# Given $\mathbf{a}+\mathbf{b}+\mathbf{c}+\mathbf{d}=0$, which of the following statements are correct:

Question.
Given $\mathbf{a}+\mathbf{b}+\mathbf{c}+\mathbf{d}=0$, which of the following statements are correct:

(a) $\mathbf{a}, \mathbf{b}, \mathbf{c}$, and $\mathrm{d}$ must each be a null vector,

(b) The magnitude of $(\mathbf{a}+\mathbf{c})$ equals the magnitude of $(\mathbf{b}+\mathbf{d})$,

(c) The magnitude of a can never be greater than the sum of the magnitudes of $\mathbf{b}, \mathbf{c}$, and $\mathbf{d}$,

(d) $\mathbf{b}+\mathbf{c}$ must lie in the plane of $\mathbf{a}$ and $\mathbf{d}$ if $\mathbf{a}$ and $\mathbf{d}$ are not collinear, and in the line of $\mathbf{a}$ and $\mathbf{d}$, if they are collinear?

solution:

In order to make a + b + c + d = 0, it is not necessary to have all the four given vectors to be null vectors.

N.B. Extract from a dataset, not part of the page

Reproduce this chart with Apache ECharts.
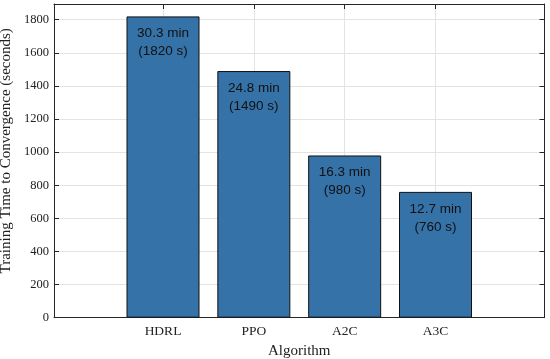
<!DOCTYPE html>
<html><head><meta charset="utf-8">
<script src="https://cdn.jsdelivr.net/npm/echarts@6/dist/echarts.min.js"></script>
<style>html,body{margin:0;padding:0;background:#fff}#c{width:550px;height:359px}</style>
</head><body><div id="c"></div>
<script>
const categories = ['HDRL', 'PPO', 'A2C', 'A3C'];
const seconds = [1820, 1490, 980, 760];
const minutes = ['30.3', '24.8', '16.3', '12.7'];
const yTicks = [0, 200, 400, 600, 800, 1000, 1200, 1400, 1600, 1800];
const xPos = [0, 1, 2, 3];

const chart = echarts.init(document.getElementById('c'), null, {renderer: 'canvas'});
const serif = 'Liberation Serif';
const axisCol = '#262626';
const gridCol = '#e3e3e3';
const xBase = {
  type: 'value', min: -1.2, max: 4.2,
  axisLine: {show: true, onZero: false, lineStyle: {color: axisCol, width: 1}},
  axisTick: {show: true, inside: true, length: 5, customValues: xPos, lineStyle: {color: axisCol}},
  splitLine: {show: false}
};
const yBase = {
  type: 'value', min: 0, max: 1895,
  axisLine: {show: true, onZero: false, lineStyle: {color: axisCol, width: 1}},
  axisTick: {show: true, inside: true, length: 5, customValues: yTicks, lineStyle: {color: axisCol}},
  splitLine: {show: false}
};
chart.setOption({
  animation: false,
  grid: {left: 54, right: 5.5, top: 4, bottom: 41.3, containLabel: false, outerBoundsMode: 'none'},
  xAxis: [
    Object.assign({}, xBase, {
      position: 'bottom',
      name: 'Algorithm', nameLocation: 'middle', nameGap: 22,
      nameTextStyle: {fontFamily: serif, fontSize: 15, color: '#222'},
      axisLabel: {show: true, customValues: xPos, margin: 7, fontFamily: serif, fontSize: 13.5, color: '#222',
        formatter: v => categories[Math.round(v)] || ''},
      splitLine: {show: true, lineStyle: {color: gridCol, width: 1}}
    }),
    Object.assign({}, xBase, {position: 'top', axisLabel: {show: false}})
  ],
  yAxis: [
    Object.assign({}, yBase, {
      position: 'left',
      name: 'Training Time to Convergence (seconds)', nameLocation: 'middle', nameGap: 36,
      nameTextStyle: {fontFamily: serif, fontSize: 15, color: '#222', padding: [0, 0, 0, 20]},
      axisLabel: {show: true, customValues: yTicks, margin: 5, fontFamily: serif, fontSize: 12.5, color: '#222',
        formatter: v => String(v)},
      splitLine: {show: true, lineStyle: {color: gridCol, width: 1}}
    }),
    Object.assign({}, yBase, {position: 'right', axisLabel: {show: false}})
  ],
  series: [{
    type: 'bar',
    xAxisIndex: 0, yAxisIndex: 0,
    barWidth: 73,
    data: xPos.map((x, i) => [x, seconds[i]]),
    itemStyle: {color: '#3572a8', borderColor: '#111', borderWidth: 1},
    label: {
      show: true, position: 'insideTop', distance: 8,
      fontFamily: 'Liberation Sans', fontSize: 13.5, lineHeight: 18, color: '#111', align: 'center',
      formatter: p => minutes[p.dataIndex] + ' min\n(' + seconds[p.dataIndex] + ' s)'
    }
  }]
});
</script></body></html>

There are many other combinations which can give the sum zero.

a + b + c + d = 0

a + c = – (b + d)

Taking modulus on both the sides, we get:

| a + c | = | –(b + d)| = | b + d |

Hence, the magnitude of (a + c) is the same as the magnitude of (b + d).

a + b + c + d = 0

a = (b + c + d)

Taking modulus both sides, we get:

| a | = | b + c + d |

$|\mathbf{a}| \leq|\mathbf{a}|+|\mathbf{b}|+|\mathbf{c}| \ldots$ (i)

Equation $(i)$ shows that the magnitude of $\mathbf{a}$ is equal to or less than the sum of the magnitudes of $\mathbf{b}, \mathbf{c}$, and $\mathbf{d}$.

Hence, the magnitude of vector a can never be greater than the sum of the magnitudes of b, c, and d.